When you’re going through boxes and cabinets of dishes, 5 curious cats jumping in and out of everything is a rare treat.
BABY: WAAAAAAA-
ME: Shhhh, it’s okay.
BABY: -AAAAAAAA-
ME: shhhh….
BABY: -AAAAAALUIGI!
ME: wtf
BABY: (whispering) No one will believe you.
*locks my car while looking suspiciously at a little old white lady*
I’m used to my kid bursting into the bathroom with random objects but I had to draw the line today at bringing in binoculars and her cousin.
SUPERVILLAIN: [thrusting kryptonite into my side]
ME: How did you discover my weakness? [gasping for air] I… hate… being… stabbed…
Son: *placing Dunkin Donuts order* So you want a latté?
Me: Nah I just want a little.
Son: …goddammit Mom…
Axl Rose: Where do we go?
Me: Left
Axl: Where do we go now?
Me: Straight.
Axl: Oh, where do we go now?
Me: Damn it, Axl, let me drive!
Presents open. Now to watch my children watch other children play with the toys I bought them on YouTube.
I bring our baby to the bar so I can throw her at people and slurp down their cocktails while they’re trying to catch her.
If you don’t agree with someone’s religious beliefs, just dance really hard in front of them like they did in Footloose and they’ll absolutely change their minds
Irony:
My overweight dog can convince you she has completed 28 days on “Survivor” and NEEDS your sandwich just by staring at you.
And you believe her.
ME: I’m here for toilet pap–
COTSCO: WARM CROISSANTS
ME: But I…
COSTCO: 500 DISPOSABLE RAZORS
ME: I just nee–
COSTCO: BUCKET OF KIMCHI
ME: *spends $472*
I’m going to get so many free clothes when the rapture comes.
They: ‘ Where are you from?’
Me: ‘I’m from 80s.’
her: can you pick up the house
me: *putting on back brace* I can try
I hope nobody on my yearbook page ever becomes famous.
I made up a new language yesterday right after I broke my toe.
i wonder if jesus thinks about me when he’s on the toilet or if it’s a one way street
My mom’s name is Silvia.
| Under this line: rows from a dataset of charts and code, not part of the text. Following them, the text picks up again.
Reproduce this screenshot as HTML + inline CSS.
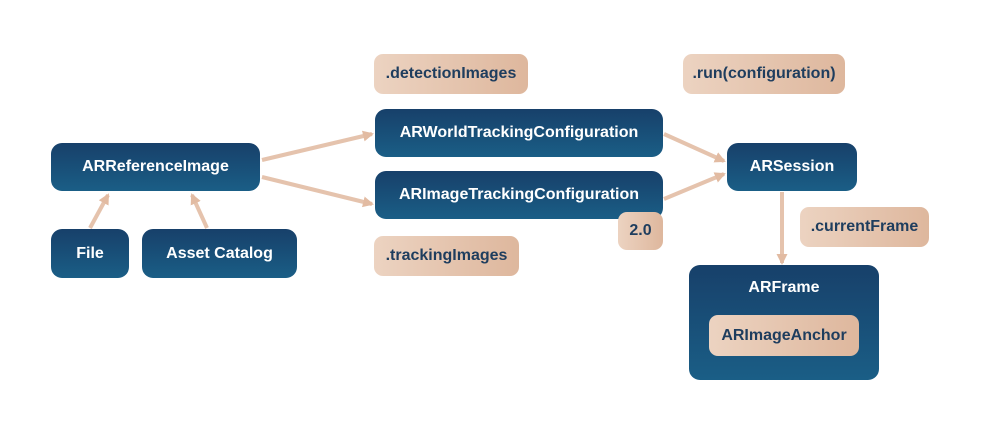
<!DOCTYPE html>
<html><head><style>
body{margin:0;width:1000px;height:426px;background:#fff;position:relative;overflow:hidden;font-family:"Liberation Sans",sans-serif;font-weight:bold}
.b{position:absolute;border-radius:11px;background:linear-gradient(180deg,#17406a,#1a5e86);color:#fff;display:flex;align-items:center;justify-content:center;font-size:16px}
.p{position:absolute;border-radius:9px;background:linear-gradient(90deg,#ecd3c1,#deb79d);color:#1e3d5e;display:flex;align-items:center;justify-content:center;font-size:16px}
svg{position:absolute;left:0;top:0}
</style></head><body>
<svg width="1000" height="426"><defs><marker id="a" markerWidth="11" markerHeight="11" refX="9" refY="5.5" orient="auto" markerUnits="userSpaceOnUse"><path d="M0,0L11,5.5L0,11z" fill="#e2bba2"/></marker></defs>
<g stroke="#e5c3ad" stroke-width="4" fill="none" marker-end="url(#a)">
<line x1="262" y1="160" x2="372" y2="134"/>
<line x1="262" y1="177" x2="372" y2="204"/>
<line x1="90" y1="228" x2="108" y2="195"/>
<line x1="207" y1="228" x2="192" y2="195"/>
<line x1="664" y1="134" x2="724" y2="161"/>
<line x1="664" y1="199" x2="724" y2="174"/>
<line x1="782" y1="192" x2="782" y2="263"/>
</g></svg>
<div class="b" style="left:51px;top:143px;width:209px;height:48px">ARReferenceImage</div>
<div class="b" style="left:51px;top:229px;width:78px;height:49px">File</div>
<div class="b" style="left:142px;top:229px;width:155px;height:49px">Asset Catalog</div>
<div class="p" style="left:374px;top:54px;width:154px;height:40px">.detectionImages</div>
<div class="b" style="left:375px;top:109px;width:288px;height:48px">ARWorldTrackingConfiguration</div>
<div class="b" style="left:375px;top:171px;width:288px;height:48px">ARImageTrackingConfiguration</div>
<div class="p" style="left:618px;top:212px;width:45px;height:38px">2.0</div>
<div class="p" style="left:374px;top:236px;width:145px;height:40px">.trackingImages</div>
<div class="p" style="left:683px;top:54px;width:162px;height:40px">.run(configuration)</div>
<div class="b" style="left:727px;top:143px;width:130px;height:48px">ARSession</div>
<div class="p" style="left:800px;top:207px;width:129px;height:40px">.currentFrame</div>
<div class="b" style="left:689px;top:265px;width:190px;height:115px;align-items:flex-start;padding-top:14px;box-sizing:border-box">ARFrame</div>
<div class="p" style="left:709px;top:315px;width:150px;height:41px">ARImageAnchor</div>
</body></html>
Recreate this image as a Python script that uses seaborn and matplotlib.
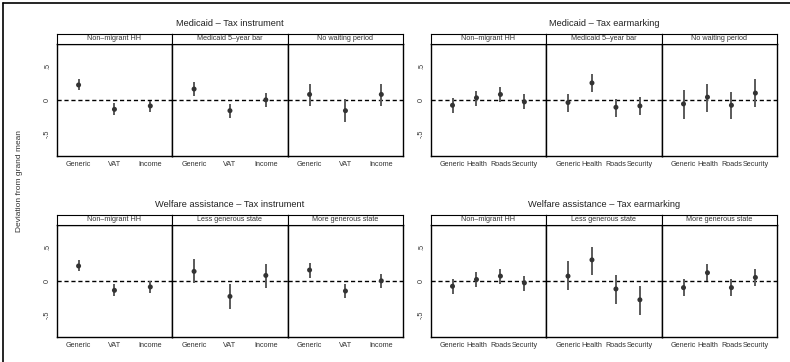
import numpy as np
import pandas as pd
from matplotlib import pyplot as plt
from matplotlib.lines import Line2D
import seaborn as sns

# Categories and facet labels
tax_cats = ["Generic", "VAT", "Income"]
earmark_cats = ["Generic", "Health", "Roads", "Security"]
medicaid_facets = ["Non\u2013migrant HH", "Medicaid 5\u2013year bar", "No waiting period"]
welfare_facets = ["Non\u2013migrant HH", "Less generous state", "More generous state"]

# Medicaid - Tax instrument (estimate, lower, upper per facet)
med_tax_est = [[0.22, -0.14, -0.09], [0.16, -0.16, 0.00], [0.08, -0.16, 0.08]]
med_tax_lo = [[0.14, -0.23, -0.18], [0.05, -0.27, -0.11], [-0.09, -0.33, -0.09]]
med_tax_hi = [[0.31, -0.05, -0.01], [0.27, -0.06, 0.10], [0.24, 0.01, 0.23]]

# Medicaid - Tax earmarking
med_ear_est = [[-0.08, 0.03, 0.08, -0.03], [-0.04, 0.25, -0.11, -0.09], [-0.06, 0.04, -0.08, 0.10]]
med_ear_lo = [[-0.19, -0.09, -0.03, -0.14], [-0.18, 0.11, -0.25, -0.23], [-0.28, -0.18, -0.29, -0.10]]
med_ear_hi = [[0.02, 0.13, 0.19, 0.08], [0.08, 0.38, 0.01, 0.04], [0.15, 0.24, 0.12, 0.31]]

# Welfare assistance - Tax instrument
wel_tax_est = [[0.22, -0.14, -0.09], [0.14, -0.23, 0.08], [0.16, -0.15, 0.00]]
wel_tax_lo = [[0.14, -0.23, -0.18], [-0.03, -0.41, -0.10], [0.04, -0.25, -0.11]]
wel_tax_hi = [[0.31, -0.05, 0.00], [0.32, -0.05, 0.25], [0.26, -0.05, 0.10]]

# Welfare assistance - Tax earmarking
wel_ear_est = [[-0.08, 0.02, 0.07, -0.03], [0.07, 0.31, -0.12, -0.28], [-0.10, 0.12, -0.10, 0.05]]
wel_ear_lo = [[-0.20, -0.09, -0.04, -0.15], [-0.14, 0.09, -0.34, -0.50], [-0.23, 0.00, -0.23, -0.08]]
wel_ear_hi = [[0.02, 0.13, 0.18, 0.07], [0.29, 0.50, 0.09, -0.07], [0.02, 0.25, 0.02, 0.18]]

sns.set_style("white")
plt.rcParams['font.family'] = ['Liberation Sans', 'DejaVu Sans']

W, H = 790, 362
fig = plt.figure(figsize=(W / 100, H / 100), dpi=100)

panels = [
    ("Medicaid \u2013 Tax instrument", tax_cats, medicaid_facets, med_tax_est, med_tax_lo, med_tax_hi, 56.7, 43.7),
    ("Medicaid \u2013 Tax earmarking", earmark_cats, medicaid_facets, med_ear_est, med_ear_lo, med_ear_hi, 430.7, 43.7),
    ("Welfare assistance \u2013 Tax instrument", tax_cats, welfare_facets, wel_tax_est, wel_tax_lo, wel_tax_hi, 56.7, 224.7),
    ("Welfare assistance \u2013 Tax earmarking", earmark_cats, welfare_facets, wel_ear_est, wel_ear_lo, wel_ear_hi, 430.7, 224.7),
]

fw, ph, sh = 115.5, 112.3, 9.7

for title, cats, facets, est, lo, hi, x0, y0 in panels:
    for i, facet in enumerate(facets):
        df = pd.DataFrame({"cat": cats, "est": est[i], "lo": lo[i], "hi": hi[i]})
        df["x"] = np.arange(len(cats))
        left = (x0 + i * fw) / W
        ax = fig.add_axes([left, 1 - (y0 + ph) / H, fw / W, ph / H])
        ax.axhline(0, color="black", lw=1, ls=(0, (3, 2)), zorder=1)
        ax.vlines(df["x"], df["lo"], df["hi"], color="#5a5a5a", lw=1.4, zorder=2)
        sns.scatterplot(data=df, x="x", y="est", ax=ax, color="#333333", s=13,
                        edgecolor="none", zorder=3, legend=False)
        n = len(cats)
        pad = 0.61 if n == 3 else 0.91
        ax.set_xlim(-pad, n - 1 + pad)
        ax.set_ylim(-0.83, 0.83)
        ax.set_xticks(df["x"])
        ax.set_xticklabels(cats, fontsize=5.2, color="#333333")
        ax.set_xlabel("")
        ax.set_ylabel("")
        ax.tick_params(axis="x", length=2, width=0.6, pad=1.5, colors="#333333")
        if i == 0:
            ax.set_yticks([-0.5, 0, 0.5])
            ax.set_yticklabels(["-.5", "0", ".5"], fontsize=5.2, rotation=90, va="center",
                               color="#333333")
            ax.tick_params(axis="y", length=2, width=0.6, pad=2, colors="#333333")
        else:
            ax.set_yticks([])
        for sp in ax.spines.values():
            sp.set_color("black")
            sp.set_linewidth(1)
            sp.set_visible(True)
        # strip
        sax = fig.add_axes([left, 1 - y0 / H, fw / W, sh / H])
        sax.set_xticks([])
        sax.set_yticks([])
        for sp in sax.spines.values():
            sp.set_color("black")
            sp.set_linewidth(0.8)
            sp.set_visible(True)
        sax.text(0.5, 0.5, facet, ha="center", va="center", fontsize=5.2, color="#333333",
                 transform=sax.transAxes)
    fig.text((x0 + 1.5 * fw) / W, 1 - (y0 - 20) / H, title, ha="center", va="center",
             fontsize=6.7, color="#222222")

fig.text(20 / W, 0.5, "Deviation from grand mean", rotation=90, ha="center", va="center",
         fontsize=6, color="#333333")

# outer frame (left and top edges)
fig.add_artist(Line2D([3 / W, 3 / W], [0, 1 - 3 / H], color="black", lw=1.2))
fig.add_artist(Line2D([3 / W, 1], [1 - 3 / H, 1 - 3 / H], color="black", lw=1.2))

fig.savefig("out.png", dpi=100)
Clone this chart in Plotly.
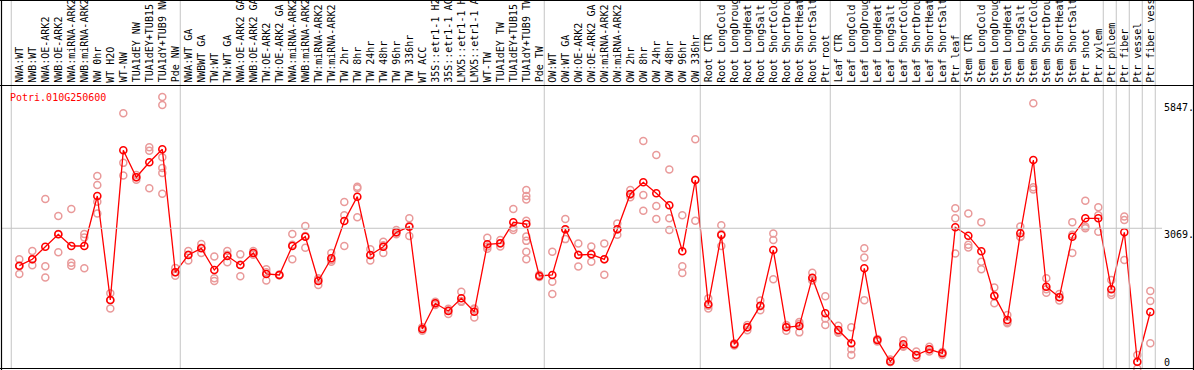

Her brother is Sylvio and her sisters are Silvana and Silvia Helena. You get a cookie if you guess my grandfather’s name
[Shopping with teen son]
*sees hot girl*
*waits until she gets close*
*grabs box of adult diapers*“How are you doing on Depends bud?”
Not to brag, but I can unhook a bra using just a bent paper clip, some WD-40, and my reading glasses.
True story on this from a place I worked. Guy knew he was going to be fired on Monday, we were closed Sundays, and he was the last person in the building Saturday. Put jello (powder) in all the toilet tanks before leaving. Called in sick Monday.
Flight attendant: The pilot has had a heart attack! So who can fly the plane??
Me: omg *nudges wife* I love riddles
(during sex)
Don’t move! Don’t move! A pickle and the second of my two all-beef patties is stuck in your hair.